Fast forward a month during which I set off on other adventures in the car checking the bolts along the way etc. now I was at home long enough to fashion a solution, I had been thinking of welding a tag onto the nuts to allow wiring to prevent rotation, then a flash of inspiration I could use tab washers, a quick check of the net revealed that the standard tab washer that I needed did not exist. While musing in the workshop of my options I found a box of M10 Nyloc nuts, they were not lost just misplaced in my computerised stores. They were of a thin head type and on checking I was able to slip a plain washer and the nut into the tight space. The engine fins had been cut away to allow fitting of the engine, a task done with a sharp chisel and file and a lot of time and care.

The plot was now clear, a new bolt especially cut to length on all four locations, a split washer at the bolt end, a plain washer then the gearbox lug, the adaptor plate, the engine, then a plain washer, then the Nyloc Nut.

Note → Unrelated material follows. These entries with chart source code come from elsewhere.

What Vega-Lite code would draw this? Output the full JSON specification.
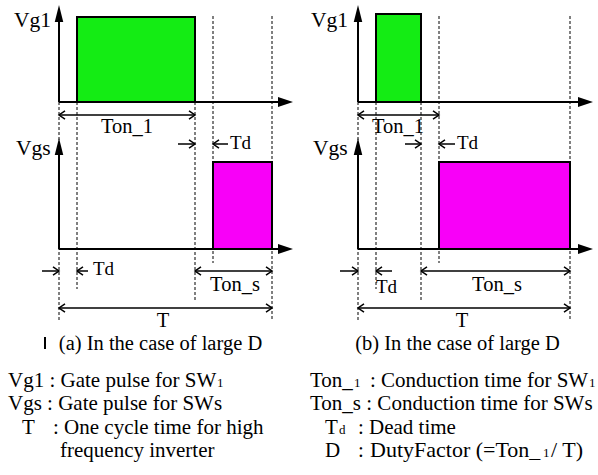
{
  "$schema": "https://vega.github.io/schema/vega-lite/v6.json",
  "width": 598,
  "height": 475,
  "autosize": {"type": "fit", "contains": "padding"},
  "padding": 0,
  "background": "white",
  "config": {"view": {"stroke": null}, "font": "Liberation Serif"},
  "datasets": {
    "dashed": [
      {"x": 59, "y": 102, "y2": 320}, {"x": 77, "y": 102, "y2": 289}, {"x": 195, "y": 102, "y2": 300},
      {"x": 213, "y": 16, "y2": 263}, {"x": 272, "y": 16, "y2": 320},
      {"x": 358, "y": 102, "y2": 320}, {"x": 376, "y": 102, "y2": 289}, {"x": 421, "y": 102, "y2": 300},
      {"x": 439, "y": 16, "y2": 263}, {"x": 570, "y": 16, "y2": 320}
    ],
    "pulses": [
      {"panel": "a", "sw": "SW1", "x": 77, "x2": 195, "y": 17, "y2": 102},
      {"panel": "a", "sw": "SWs", "x": 213, "x2": 272, "y": 162, "y2": 249},
      {"panel": "b", "sw": "SW1", "x": 376, "x2": 421, "y": 14, "y2": 102},
      {"panel": "b", "sw": "SWs", "x": 439, "x2": 570, "y": 162, "y2": 249}
    ],
    "axes": [
      {"x": 59, "x2": 59, "y": 14, "y2": 102}, {"x": 59, "x2": 280, "y": 102, "y2": 102},
      {"x": 59, "x2": 59, "y": 147, "y2": 249}, {"x": 59, "x2": 280, "y": 249, "y2": 249},
      {"x": 358, "x2": 358, "y": 14, "y2": 102}, {"x": 358, "x2": 580, "y": 102, "y2": 102},
      {"x": 358, "x2": 358, "y": 147, "y2": 249}, {"x": 358, "x2": 580, "y": 249, "y2": 249},
      {"x": 45, "x2": 45, "y": 337, "y2": 349}
    ],
    "arrowUp": [
      {"x": 59, "y": 13.5}, {"x": 59, "y": 146.5}, {"x": 358, "y": 13.5}, {"x": 358, "y": 146.5}
    ],
    "arrowRight": [
      {"x": 285.5, "y": 102}, {"x": 285.5, "y": 249}, {"x": 585.5, "y": 102}, {"x": 585.5, "y": 249}
    ],
    "dims": [
      {"x": 59, "x2": 195, "y": 115}, {"x": 178, "x2": 195, "y": 144}, {"x": 213, "x2": 228, "y": 144},
      {"x": 42, "x2": 59, "y": 271}, {"x": 77, "x2": 88, "y": 271}, {"x": 195, "x2": 272, "y": 271},
      {"x": 59, "x2": 272, "y": 308},
      {"x": 358, "x2": 439, "y": 115}, {"x": 405, "x2": 421, "y": 144}, {"x": 439, "x2": 455, "y": 144},
      {"x": 340, "x2": 358, "y": 271}, {"x": 376, "x2": 392, "y": 271}, {"x": 421, "x2": 570, "y": 271},
      {"x": 358, "x2": 570, "y": 308}
    ],
    "chevRight": [
      {"x": 195, "y": 115}, {"x": 195, "y": 144}, {"x": 59, "y": 271}, {"x": 272, "y": 271}, {"x": 272, "y": 308},
      {"x": 439, "y": 115}, {"x": 421, "y": 144}, {"x": 358, "y": 271}, {"x": 570, "y": 271}, {"x": 570, "y": 308}
    ],
    "chevLeft": [
      {"x": 59, "y": 115}, {"x": 213, "y": 144}, {"x": 77, "y": 271}, {"x": 195, "y": 271}, {"x": 59, "y": 308},
      {"x": 358, "y": 115}, {"x": 439, "y": 144}, {"x": 376, "y": 271}, {"x": 421, "y": 271}, {"x": 358, "y": 308}
    ],
    "labelsLeft": [
      {"x": 14, "y": 27, "t": "Vg1"}, {"x": 16, "y": 155, "t": "Vgs"},
      {"x": 311, "y": 27, "t": "Vg1"}, {"x": 313, "y": 155, "t": "Vgs"}
    ],
    "labelsCenter": [
      {"x": 127, "y": 133, "t": "Ton_1"}, {"x": 398, "y": 133, "t": "Ton_1"},
      {"x": 235, "y": 291, "t": "Ton_s"}, {"x": 497, "y": 291, "t": "Ton_s"},
      {"x": 163, "y": 327, "t": "T"}, {"x": 462, "y": 327, "t": "T"},
      {"x": 160.5, "y": 350, "t": "(a) In the case of large D"},
      {"x": 457.5, "y": 350, "t": "(b) In the case of large D"}
    ],
    "labelsTd": [
      {"x": 230, "y": 149, "t": "Td"}, {"x": 457, "y": 149, "t": "Td"},
      {"x": 93, "y": 275, "t": "Td"}, {"x": 376, "y": 293, "t": "Td"}
    ],
    "legend": [
      {"x": 8, "y": 387, "t": "Vg1 : Gate pulse for SW"},
      {"x": 8, "y": 410, "t": "Vgs : Gate pulse for SWs"},
      {"x": 22, "y": 434, "t": "T"},
      {"x": 53, "y": 434, "t": ": One cycle time for high"},
      {"x": 60, "y": 457, "t": "frequency inverter"},
      {"x": 310, "y": 387, "t": "Ton_"},
      {"x": 370, "y": 387, "t": ": Conduction time for SW"},
      {"x": 310, "y": 410, "t": "Ton_s : Conduction time for SWs"},
      {"x": 325, "y": 434, "t": "T"},
      {"x": 358, "y": 434, "t": ":"},
      {"x": 369, "y": 434, "t": "Dead time"},
      {"x": 325, "y": 457, "t": "D"},
      {"x": 358, "y": 457, "t": ":"}
    ],
    "legendWide": [
      {"x": 370, "y": 457, "t": "DutyFactor (=Ton_"},
      {"x": 551, "y": 457, "t": "/ T)"}
    ],
    "legendSmall": [
      {"x": 217, "y": 387, "t": "1"}, {"x": 354, "y": 387, "t": "1"}, {"x": 589, "y": 387, "t": "1"},
      {"x": 339, "y": 434, "t": "d"}, {"x": 543, "y": 457, "t": "1"}
    ]
  },
  "encoding": {
    "x": {"field": "x", "type": "quantitative", "scale": {"domain": [0, 598], "nice": false, "zero": false}, "axis": null},
    "y": {"field": "y", "type": "quantitative", "scale": {"domain": [0, 475], "nice": false, "zero": false, "reverse": true}, "axis": null}
  },
  "layer": [
    {
      "data": {"name": "dashed"},
      "mark": {"type": "rule", "color": "black", "strokeWidth": 1, "strokeDash": [3, 2]},
      "encoding": {"y2": {"field": "y2"}}
    },
    {
      "data": {"name": "pulses"},
      "mark": {"type": "rect", "stroke": "black", "strokeWidth": 2},
      "encoding": {
        "x2": {"field": "x2"},
        "y2": {"field": "y2"},
        "fill": {"field": "sw", "type": "nominal", "scale": {"domain": ["SW1", "SWs"], "range": ["#14ec14", "#f800f8"]}, "legend": null}
      }
    },
    {
      "data": {"name": "axes"},
      "mark": {"type": "rule", "color": "black", "strokeWidth": 2},
      "encoding": {"x2": {"field": "x2"}, "y2": {"field": "y2"}}
    },
    {
      "data": {"name": "dims"},
      "mark": {"type": "rule", "color": "black", "strokeWidth": 1.5},
      "encoding": {"x2": {"field": "x2"}}
    },
    {
      "data": {"name": "arrowUp"},
      "mark": {"type": "point", "shape": "M0,-1L0.5,1L-0.5,1Z", "filled": true, "color": "black", "opacity": 1, "size": 289}
    },
    {
      "data": {"name": "arrowRight"},
      "mark": {"type": "point", "shape": "M1,0L-1,-0.68L-1,0.68Z", "filled": true, "color": "black", "opacity": 1, "size": 225}
    },
    {
      "data": {"name": "chevRight"},
      "mark": {"type": "point", "shape": "M-1,-0.7L0,0L-1,0.7", "filled": false, "color": "black", "opacity": 1, "strokeWidth": 1.5, "size": 144}
    },
    {
      "data": {"name": "chevLeft"},
      "mark": {"type": "point", "shape": "M1,-0.7L0,0L1,0.7", "filled": false, "color": "black", "opacity": 1, "strokeWidth": 1.5, "size": 144}
    },
    {
      "data": {"name": "labelsLeft"},
      "mark": {"type": "text", "align": "left", "baseline": "alphabetic", "fontSize": 21.5, "color": "black"},
      "encoding": {"text": {"field": "t"}}
    },
    {
      "data": {"name": "labelsCenter"},
      "mark": {"type": "text", "align": "center", "baseline": "alphabetic", "fontSize": 20.5, "color": "black"},
      "encoding": {"text": {"field": "t"}}
    },
    {
      "data": {"name": "labelsTd"},
      "mark": {"type": "text", "align": "left", "baseline": "alphabetic", "fontSize": 19, "color": "black"},
      "encoding": {"text": {"field": "t"}}
    },
    {
      "data": {"name": "legend"},
      "mark": {"type": "text", "align": "left", "baseline": "alphabetic", "fontSize": 21, "color": "black"},
      "encoding": {"text": {"field": "t"}}
    },
    {
      "data": {"name": "legendWide"},
      "mark": {"type": "text", "align": "left", "baseline": "alphabetic", "fontSize": 22, "color": "black"},
      "encoding": {"text": {"field": "t"}}
    },
    {
      "data": {"name": "legendSmall"},
      "mark": {"type": "text", "align": "left", "baseline": "alphabetic", "fontSize": 13, "color": "black"},
      "encoding": {"text": {"field": "t"}}
    }
  ]
}
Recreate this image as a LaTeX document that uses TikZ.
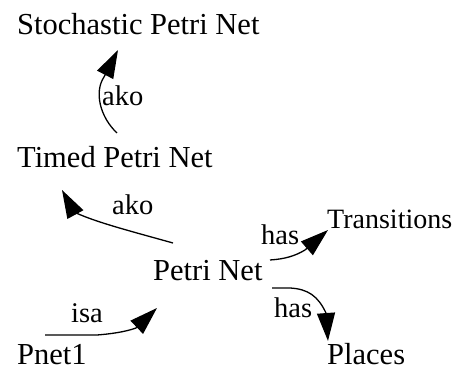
\documentclass[tikz,border=0pt]{standalone}
\usepackage{fontspec}
\setmainfont{Liberation Serif}
\usetikzlibrary{arrows.meta}
\begin{document}
\begin{tikzpicture}[x=1pt,y=-1pt,
  concept/.style={anchor=base west,inner sep=0pt,font=\fontsize{30.5}{33}\selectfont},
  rel/.style={anchor=base west,inner sep=0pt,font=\fontsize{28.5}{30}\selectfont},
  link/.style={line width=1.3pt,-{Triangle[length=28pt,width=18pt]}}]
  \useasboundingbox (0,0) rectangle (458,371);
  % concepts
  \node[concept] (stoch) at (17,35)  {Stochastic Petri Net};
  \node[concept] (timed) at (17,168) {Timed Petri Net};
  \node[concept] (petri) at (153,281) {Petri Net};
  \node[concept,font=\fontsize{28}{30}\selectfont] (trans) at (327,229) {Transitions};
  \node[concept,text depth=0pt] (places) at (327,364) {Places};
  \node[concept,text depth=0pt] (pnet) at (17,364) {Pnet1};
  % connector end points
  \coordinate (timed-out) at (117,133);
  \coordinate (stoch-in)  at (118,50);
  \coordinate (petri-ako) at (173,243);
  \coordinate (timed-in)  at (62,190);
  \coordinate (pnet-out)  at (45,335);
  \coordinate (petri-in)  at (157,308);
  \coordinate (petri-has1) at (270,260);
  \coordinate (trans-in)  at (328,230);
  \coordinate (petri-has2) at (272,288);
  \coordinate (places-in) at (328,341);
  % relations
  \draw[link] (timed-out) .. controls (100,117) and (94,92) .. (104,77) -- (stoch-in);
  \draw[link] (petri-ako) .. controls (130,231) and (95,222) .. (74,212) -- (timed-in);
  \draw[link] (pnet-out) -- (97,335) .. controls (110,334) and (125,332) .. (136,328) -- (petri-in);
  \draw[link] (petri-has1) .. controls (285,259) and (295,256) .. (305,250) -- (trans-in);
  \draw[link] (petri-has2) -- (290,288) .. controls (308,289) and (318,296) .. (326,313) -- (places-in);
  % relation labels
  \node[rel] (l1) at (102,106) {ako};
  \node[rel] (l2) at (112,215) {ako};
  \node[rel] (l3) at (71,323) {isa};
  \node[rel] (l4) at (261,245) {has};
  \node[rel] (l5) at (274,318) {has};
\end{tikzpicture}
\end{document}
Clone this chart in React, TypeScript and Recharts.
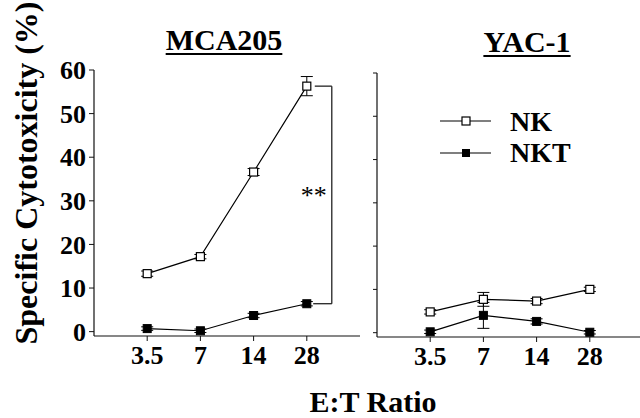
import {
  LineChart,
  Line,
  XAxis,
  YAxis,
  ErrorBar,
  ReferenceLine,
} from "recharts";

const ratioLabels = ["3.5", "7", "14", "28"];
const yTicks = [0, 10, 20, 30, 40, 50, 60];

// MCA205 targets
const mcaNK = [13.3, 17.2, 36.6, 56.3];
const mcaNKErr = [0.6, 0.5, 0.8, 2.2];
const mcaNKT = [0.7, 0.2, 3.7, 6.4];
const mcaNKTErr = [0.4, 0.4, 0.5, 0.5];

// YAC-1 targets
const yacNK = [4.8, 7.7, 7.3, 10.0];
const yacNKErr = [0.5, 1.6, 0.6, 0.5];
const yacNKT = [0.2, 4.0, 2.6, 0.1];
const yacNKTErr = [0.4, 3.0, 0.6, 0.4];

const serif = "'Liberation Serif', 'DejaVu Serif', serif";

const build = (nk: number[], nkErr: number[], nkt: number[], nktErr: number[]) =>
  ratioLabels.map((r, i) => ({
    i,
    ratio: r,
    nk: nk[i],
    nkErr: nkErr[i],
    nkt: nkt[i],
    nktErr: nktErr[i],
  }));

const mcaData = build(mcaNK, mcaNKErr, mcaNKT, mcaNKTErr);
const yacData = build(yacNK, yacNKErr, yacNKT, yacNKTErr);

const OpenSquare = (props: any) => {
  const { cx, cy, index } = props;
  if (cx == null || cy == null) return null;
  return (
    <rect key={`o${index}`} x={cx - 4} y={cy - 4} width={8} height={8}
      fill="#fff" stroke="#000" strokeWidth={1.2} />
  );
};

const FilledSquare = (props: any) => {
  const { cx, cy, index } = props;
  if (cx == null || cy == null) return null;
  return (
    <rect key={`f${index}`} x={cx - 4} y={cy - 4} width={8} height={8}
      fill="#000" stroke="#000" strokeWidth={1} />
  );
};

const tickStyle = { fontFamily: serif, fontWeight: "bold", fontSize: 26, fill: "#000" };
const axisLine = { stroke: "#111", strokeWidth: 1.2 };

const panelLines = () => [
  <Line key="nk" dataKey="nk" stroke="#000" strokeWidth={1.2} dot={<OpenSquare />}
    isAnimationActive={false}>
    <ErrorBar dataKey="nkErr" width={6} stroke="#000" strokeWidth={1} />
  </Line>,
  <Line key="nkt" dataKey="nkt" stroke="#000" strokeWidth={1.2} dot={<FilledSquare />}
    isAnimationActive={false}>
    <ErrorBar dataKey="nktErr" width={6} stroke="#000" strokeWidth={1} />
  </Line>,
];

const xAxis = (
  <XAxis type="number" dataKey="i" domain={[-1, 4]} ticks={[0, 1, 2, 3]}
    tickFormatter={(v: number) => ratioLabels[v] ?? ""} height={40}
    tickSize={5} tickMargin={5} tick={tickStyle}
    axisLine={axisLine} tickLine={{ stroke: "#111" }} />
);

const textStyle = (left: number, top: number, size: number): React.CSSProperties => ({
  position: "absolute",
  left,
  top,
  transform: "translateX(-50%)",
  fontFamily: serif,
  fontWeight: "bold",
  fontSize: size,
  lineHeight: 1,
  whiteSpace: "nowrap",
  color: "#000",
});

const titleStyle = (left: number, top: number): React.CSSProperties => ({
  ...textStyle(left, top, 30),
  textDecoration: "underline",
  textUnderlineOffset: 3,
  textDecorationThickness: 2,
});

export default function App() {
  return (
    <div
      style={{
        position: "absolute",
        left: 0,
        top: 0,
        width: 640,
        height: 418,
        overflow: "hidden",
        background: "#fff",
      }}
    >
      <div style={titleStyle(224, 25)}>MCA205</div>
      <div style={titleStyle(527, 27)}>YAC-1</div>

      <div
        style={{
          ...textStyle(26, 173, 32),
          transform: "translate(-50%, -50%) rotate(-90deg)",
        }}
      >
        Specific Cytotoxicity (%)
      </div>

      <div style={textStyle(373, 387, 30)}>E:T Ratio</div>

      <div style={{ position: "absolute", left: 0, top: 0 }}>
        <LineChart width={365} height={418} data={mcaData}
          margin={{ top: 70, right: 5, left: 0, bottom: 42 }}>
          {xAxis}
          <YAxis type="number" domain={[-1, 60]} ticks={yTicks} width={94}
            tickSize={5} tickMargin={3} tick={tickStyle}
            axisLine={axisLine} tickLine={{ stroke: "#111" }} />
          {panelLines()}
          <ReferenceLine ifOverflow="visible" stroke="#111" strokeWidth={1.2}
            segment={[{ x: 3.15, y: mcaNK[3] }, { x: 3.47, y: mcaNK[3] }]} />
          <ReferenceLine ifOverflow="visible" stroke="#111" strokeWidth={1.2}
            segment={[{ x: 3.47, y: mcaNK[3] }, { x: 3.47, y: mcaNKT[3] }]}
            label={{ value: "**", position: "left", offset: 5, fontFamily: serif,
              fontSize: 26, fill: "#000" }} />
          <ReferenceLine ifOverflow="visible" stroke="#111" strokeWidth={1.2}
            segment={[{ x: 3.12, y: mcaNKT[3] }, { x: 3.47, y: mcaNKT[3] }]} />
        </LineChart>
      </div>

      <div style={{ position: "absolute", left: 340, top: 0 }}>
        <LineChart width={303} height={418} data={yacData}
          margin={{ top: 73, right: 0, left: 0, bottom: 41 }}>
          {xAxis}
          <YAxis type="number" domain={[-1, 60]} ticks={yTicks} width={37}
            tickSize={4} tickFormatter={() => ""}
            axisLine={axisLine} tickLine={{ stroke: "#111" }} />
          {panelLines()}
        </LineChart>
      </div>

      <svg width={200} height={70} style={{ position: "absolute", left: 440, top: 100 }}>
        <line x1={0} y1={21} x2={51} y2={21} stroke="#000" strokeWidth={1.2} />
        <rect x={22} y={17} width={8} height={8} fill="#fff" stroke="#000" strokeWidth={1.2} />
        <text x={70} y={31} fontFamily={serif} fontWeight="bold" fontSize={28} fill="#000">NK</text>
        <line x1={0} y1={53} x2={51} y2={53} stroke="#000" strokeWidth={1.2} />
        <rect x={22} y={49} width={8} height={8} fill="#000" />
        <text x={70} y={62} fontFamily={serif} fontWeight="bold" fontSize={28} fill="#000">NKT</text>
      </svg>
    </div>
  );
}
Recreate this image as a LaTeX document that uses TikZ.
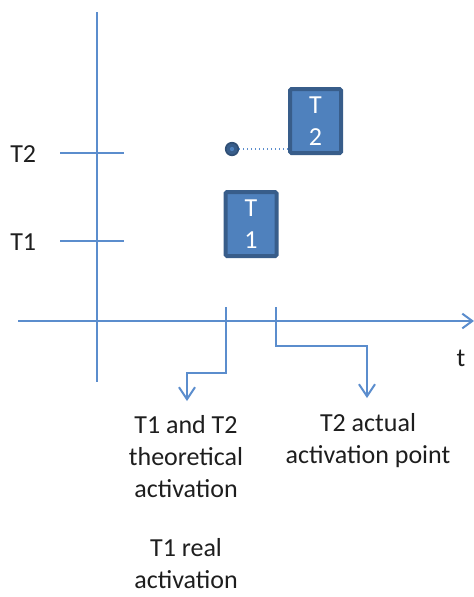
\documentclass[tikz,border=0pt]{standalone}
\usepackage{fontspec}
\setmainfont{Carlito}
\usetikzlibrary{arrows.meta}
\definecolor{axisblue}{RGB}{91,141,205}
\definecolor{boxfill}{RGB}{79,129,189}
\definecolor{boxedge}{RGB}{56,93,138}
\definecolor{txt}{RGB}{30,30,30}
\begin{document}
\begin{tikzpicture}[x=0.75pt,y=-0.75pt,
  axis/.style={draw=axisblue,line width=1.5pt},
  pointer/.style={draw=axisblue,line width=1.5pt,-{Straight Barb[length=9pt,width=12pt,line width=1.5pt]}},
  taskbox/.style={draw=boxedge,fill=boxfill,line width=3pt,rounded corners=1pt,
    minimum width=38.25pt,minimum height=48pt,inner sep=0pt,align=center,
    text=white,font=\fontsize{19.5}{24}\selectfont},
  label/.style={text=txt,inner sep=0pt,align=center,font=\fontsize{19.5}{24}\selectfont}]
\useasboundingbox (0,0) rectangle (474,597);

% axes
\coordinate (yTop) at (97,12);
\coordinate (yBot) at (97,382);
\coordinate (xL) at (18,321);
\coordinate (xR) at (474,321);
\draw[axis] (yTop) -- (yBot);
\draw[axis,-{Straight Barb[length=7.5pt,width=11pt,line width=1.5pt]}] (xL) -- (xR);

% level ticks and labels
\coordinate (t2a) at (60,153); \coordinate (t2b) at (124,153);
\coordinate (t1a) at (60,241); \coordinate (t1b) at (124,241);
\draw[axis] (t2a) -- (t2b);
\draw[axis] (t1a) -- (t1b);
\node[label,anchor=base west] (lT2) at (10,162) {T2};
\node[label,anchor=base west] (lT1) at (10,250) {T1};
\node[label,anchor=base] (lt) at (461,366) {t};

% tasks
\node[taskbox] (task2) at (315.5,121) {T\\2};
\node[taskbox] (task1) at (251,224) {T\\1};
\node[circle,fill=boxedge,draw=boxedge!85!black,line width=1.2pt,minimum size=9.5pt,inner sep=0pt] (dot) at (232,149) {};
\fill[boxfill] (dot) circle (1.6pt);
\draw[axisblue,line width=1pt,dotted] (dot.east) -- (dot.east -| task2.west);

% activation markers
\coordinate (m1a) at (226,307); \coordinate (m1b) at (226,373);
\coordinate (m1c) at (187,373); \coordinate (m1d) at (187,401);
\draw[pointer] (m1a) -- (m1b) -- (m1c) -- (m1d);
\coordinate (m2a) at (276,307); \coordinate (m2b) at (276,346);
\coordinate (m2c) at (367,346); \coordinate (m2d) at (367,398);
\draw[pointer] (m2a) -- (m2b) -- (m2c) -- (m2d);

% descriptions
\node[label,anchor=north] (theo) at (186,415) {T1 and T2\\theoretical\\activation};
\node[label,anchor=north] (real) at (186,538) {T1 real\\activation};
\node[label,anchor=north] (act) at (368,413) {T2 actual\\activation point};
\end{tikzpicture}
\end{document}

All went well and a check was made on bolt length to ensure that the tip of the bolt did not penetrate the sump wall. All was well, now Signore Moto Guzzi's plan for an escape and embarrassment to the Commandant was averted.

Now all that remains is a charge around the country to ensure that the reparations have worked and that Signore Moto Guzzi is now fully constrained to undertake the Community Work Sentence duly allotted to him by the High Court.

"I'll teach those Italians to try escaping under my watch."

The management, well she sat back in the car and duly waited while I burned my arms, and did not offer any thanks when we duly set off again or indeed congratulations on showing Signore Moto Guzzi who’s boss. The saga continues.